Copy each line of the entries beneath that contains the word "Rebuild".

###

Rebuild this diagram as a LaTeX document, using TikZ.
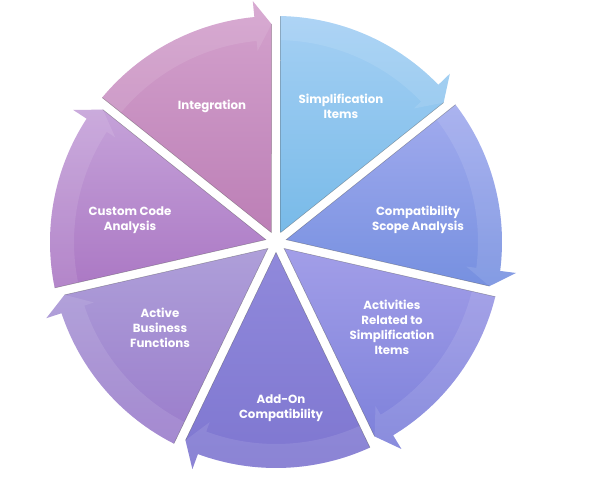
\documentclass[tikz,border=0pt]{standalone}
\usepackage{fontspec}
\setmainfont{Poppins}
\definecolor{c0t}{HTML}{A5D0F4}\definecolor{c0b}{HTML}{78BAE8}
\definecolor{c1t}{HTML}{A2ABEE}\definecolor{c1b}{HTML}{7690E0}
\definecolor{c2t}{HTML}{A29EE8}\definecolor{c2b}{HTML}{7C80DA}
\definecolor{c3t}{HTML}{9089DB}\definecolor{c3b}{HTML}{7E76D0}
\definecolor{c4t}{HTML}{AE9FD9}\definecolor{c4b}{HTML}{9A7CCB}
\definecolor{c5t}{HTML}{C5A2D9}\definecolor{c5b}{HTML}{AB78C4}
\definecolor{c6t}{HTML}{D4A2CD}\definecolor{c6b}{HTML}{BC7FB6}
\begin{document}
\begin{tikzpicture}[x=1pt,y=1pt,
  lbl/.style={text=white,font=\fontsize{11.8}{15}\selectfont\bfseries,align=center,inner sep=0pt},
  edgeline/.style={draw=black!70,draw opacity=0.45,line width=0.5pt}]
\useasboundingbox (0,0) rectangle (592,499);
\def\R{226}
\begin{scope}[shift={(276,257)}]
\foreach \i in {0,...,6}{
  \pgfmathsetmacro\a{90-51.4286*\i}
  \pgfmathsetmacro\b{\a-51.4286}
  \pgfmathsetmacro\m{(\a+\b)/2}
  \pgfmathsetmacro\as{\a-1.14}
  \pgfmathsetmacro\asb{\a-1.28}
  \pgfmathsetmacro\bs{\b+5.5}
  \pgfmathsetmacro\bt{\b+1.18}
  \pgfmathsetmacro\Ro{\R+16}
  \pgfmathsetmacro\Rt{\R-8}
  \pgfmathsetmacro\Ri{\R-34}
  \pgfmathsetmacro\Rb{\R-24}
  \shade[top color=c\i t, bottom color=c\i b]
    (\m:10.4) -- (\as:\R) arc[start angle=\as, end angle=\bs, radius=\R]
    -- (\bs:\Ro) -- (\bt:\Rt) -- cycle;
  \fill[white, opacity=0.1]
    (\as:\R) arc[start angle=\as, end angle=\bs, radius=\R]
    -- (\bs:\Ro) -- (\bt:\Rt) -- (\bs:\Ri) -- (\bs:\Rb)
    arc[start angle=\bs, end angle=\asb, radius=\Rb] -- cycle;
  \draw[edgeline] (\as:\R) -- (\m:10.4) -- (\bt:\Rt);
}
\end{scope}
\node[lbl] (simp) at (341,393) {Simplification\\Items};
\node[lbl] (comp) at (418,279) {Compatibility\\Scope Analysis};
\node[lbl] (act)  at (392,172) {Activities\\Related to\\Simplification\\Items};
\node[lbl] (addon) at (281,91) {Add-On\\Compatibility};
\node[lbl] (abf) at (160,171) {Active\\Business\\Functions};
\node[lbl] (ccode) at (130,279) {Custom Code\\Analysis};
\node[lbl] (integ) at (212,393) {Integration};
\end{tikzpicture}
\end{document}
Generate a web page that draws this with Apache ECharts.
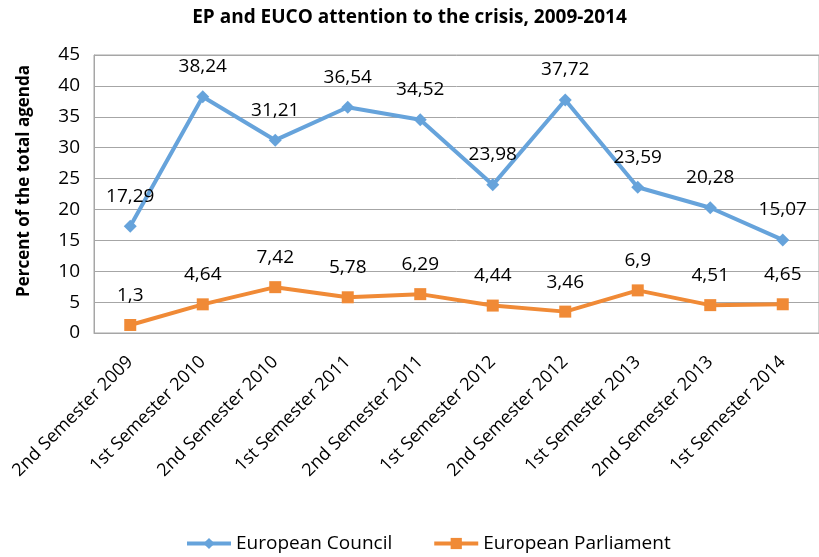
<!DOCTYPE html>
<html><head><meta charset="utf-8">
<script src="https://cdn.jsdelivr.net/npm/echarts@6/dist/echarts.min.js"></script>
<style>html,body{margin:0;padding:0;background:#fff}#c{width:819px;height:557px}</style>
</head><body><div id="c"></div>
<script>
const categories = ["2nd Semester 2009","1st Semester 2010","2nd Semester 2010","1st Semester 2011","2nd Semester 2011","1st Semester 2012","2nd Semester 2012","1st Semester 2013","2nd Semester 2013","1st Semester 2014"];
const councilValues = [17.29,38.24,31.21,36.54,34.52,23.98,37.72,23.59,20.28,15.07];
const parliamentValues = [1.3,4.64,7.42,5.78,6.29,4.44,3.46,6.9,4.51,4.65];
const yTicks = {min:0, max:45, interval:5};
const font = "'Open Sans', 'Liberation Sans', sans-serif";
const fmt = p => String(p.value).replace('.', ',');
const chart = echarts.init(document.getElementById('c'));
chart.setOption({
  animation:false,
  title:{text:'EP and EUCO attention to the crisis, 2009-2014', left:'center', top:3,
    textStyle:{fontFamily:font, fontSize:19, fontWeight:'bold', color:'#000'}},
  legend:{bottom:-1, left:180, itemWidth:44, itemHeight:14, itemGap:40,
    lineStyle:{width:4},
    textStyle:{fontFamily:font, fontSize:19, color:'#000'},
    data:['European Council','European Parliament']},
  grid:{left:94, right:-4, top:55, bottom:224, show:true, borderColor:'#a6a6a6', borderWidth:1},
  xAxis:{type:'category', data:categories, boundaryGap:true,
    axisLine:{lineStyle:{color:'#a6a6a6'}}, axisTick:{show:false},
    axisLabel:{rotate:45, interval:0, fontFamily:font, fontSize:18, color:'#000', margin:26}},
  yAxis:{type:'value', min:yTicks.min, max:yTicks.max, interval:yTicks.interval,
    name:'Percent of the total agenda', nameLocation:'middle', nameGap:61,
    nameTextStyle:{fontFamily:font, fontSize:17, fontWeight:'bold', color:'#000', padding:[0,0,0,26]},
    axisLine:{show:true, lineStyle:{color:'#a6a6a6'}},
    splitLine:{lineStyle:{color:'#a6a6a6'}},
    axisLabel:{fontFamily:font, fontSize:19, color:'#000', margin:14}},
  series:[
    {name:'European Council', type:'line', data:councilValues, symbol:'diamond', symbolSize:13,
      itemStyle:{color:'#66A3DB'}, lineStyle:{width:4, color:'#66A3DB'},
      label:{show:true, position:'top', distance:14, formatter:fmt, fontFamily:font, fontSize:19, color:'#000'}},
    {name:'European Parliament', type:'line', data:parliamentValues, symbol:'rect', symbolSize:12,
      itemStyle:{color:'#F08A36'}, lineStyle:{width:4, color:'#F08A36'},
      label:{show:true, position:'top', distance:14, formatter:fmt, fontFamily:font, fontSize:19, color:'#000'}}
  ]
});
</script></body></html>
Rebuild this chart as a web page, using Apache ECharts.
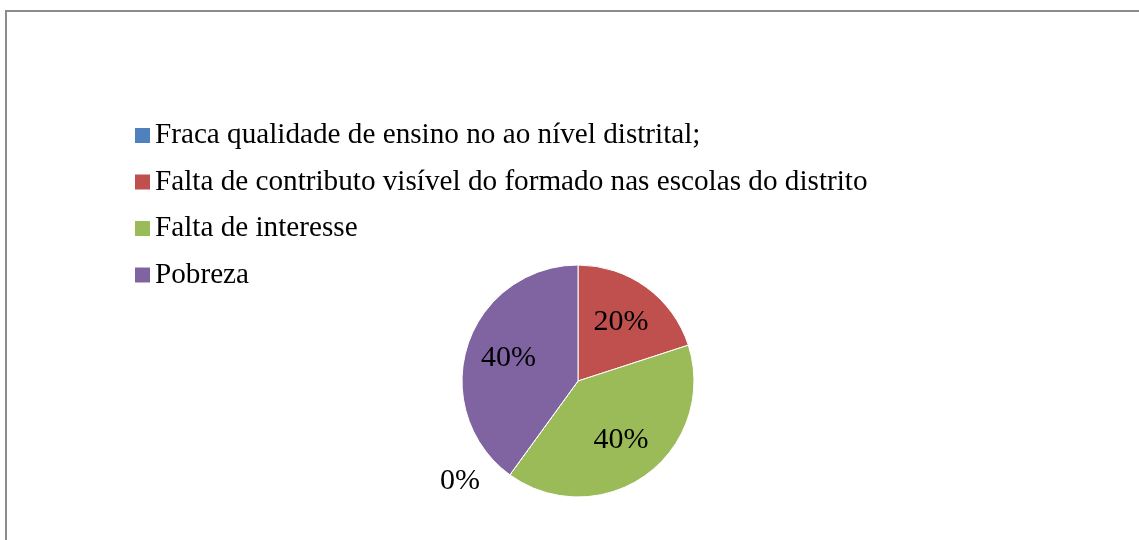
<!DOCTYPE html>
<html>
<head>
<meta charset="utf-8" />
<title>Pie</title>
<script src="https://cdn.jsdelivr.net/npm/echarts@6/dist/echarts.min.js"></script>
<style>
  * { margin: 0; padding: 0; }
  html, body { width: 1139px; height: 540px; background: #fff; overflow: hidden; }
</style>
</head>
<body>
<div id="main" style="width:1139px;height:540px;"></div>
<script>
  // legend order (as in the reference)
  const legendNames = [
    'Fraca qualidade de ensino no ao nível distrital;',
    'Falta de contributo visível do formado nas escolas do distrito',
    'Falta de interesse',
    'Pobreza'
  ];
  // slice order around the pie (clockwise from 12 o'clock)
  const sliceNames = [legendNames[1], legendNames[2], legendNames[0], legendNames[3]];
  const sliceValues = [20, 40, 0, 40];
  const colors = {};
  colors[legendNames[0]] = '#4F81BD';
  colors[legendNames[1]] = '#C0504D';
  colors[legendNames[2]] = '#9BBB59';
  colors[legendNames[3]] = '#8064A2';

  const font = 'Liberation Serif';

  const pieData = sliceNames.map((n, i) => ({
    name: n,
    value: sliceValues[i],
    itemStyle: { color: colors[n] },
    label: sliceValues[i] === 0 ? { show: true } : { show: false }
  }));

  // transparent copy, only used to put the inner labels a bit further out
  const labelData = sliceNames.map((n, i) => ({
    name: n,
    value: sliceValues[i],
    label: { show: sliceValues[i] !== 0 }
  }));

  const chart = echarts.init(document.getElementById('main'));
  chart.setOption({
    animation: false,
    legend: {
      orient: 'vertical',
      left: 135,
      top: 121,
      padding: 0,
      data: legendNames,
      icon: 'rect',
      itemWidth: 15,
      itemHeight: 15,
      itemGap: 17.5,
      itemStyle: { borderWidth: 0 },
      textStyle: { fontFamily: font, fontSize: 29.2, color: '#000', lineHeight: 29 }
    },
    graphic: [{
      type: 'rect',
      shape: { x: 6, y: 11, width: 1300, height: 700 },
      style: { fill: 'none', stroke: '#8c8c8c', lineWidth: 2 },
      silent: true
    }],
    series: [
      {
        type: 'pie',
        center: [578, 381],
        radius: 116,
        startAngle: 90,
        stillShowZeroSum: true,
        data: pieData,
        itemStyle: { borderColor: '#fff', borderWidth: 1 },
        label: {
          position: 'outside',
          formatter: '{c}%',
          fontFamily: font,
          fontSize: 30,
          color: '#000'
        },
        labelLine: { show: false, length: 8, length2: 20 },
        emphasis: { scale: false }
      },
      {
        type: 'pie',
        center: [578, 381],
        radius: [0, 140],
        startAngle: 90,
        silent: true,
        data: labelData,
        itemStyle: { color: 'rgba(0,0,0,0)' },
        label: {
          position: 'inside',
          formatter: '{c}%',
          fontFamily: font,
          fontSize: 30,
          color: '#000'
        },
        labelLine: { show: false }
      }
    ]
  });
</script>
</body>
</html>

###

Expected output:
Rebuild this diagram as a LaTeX document, using TikZ.
Rebuild this chart as a web page, using Apache ECharts.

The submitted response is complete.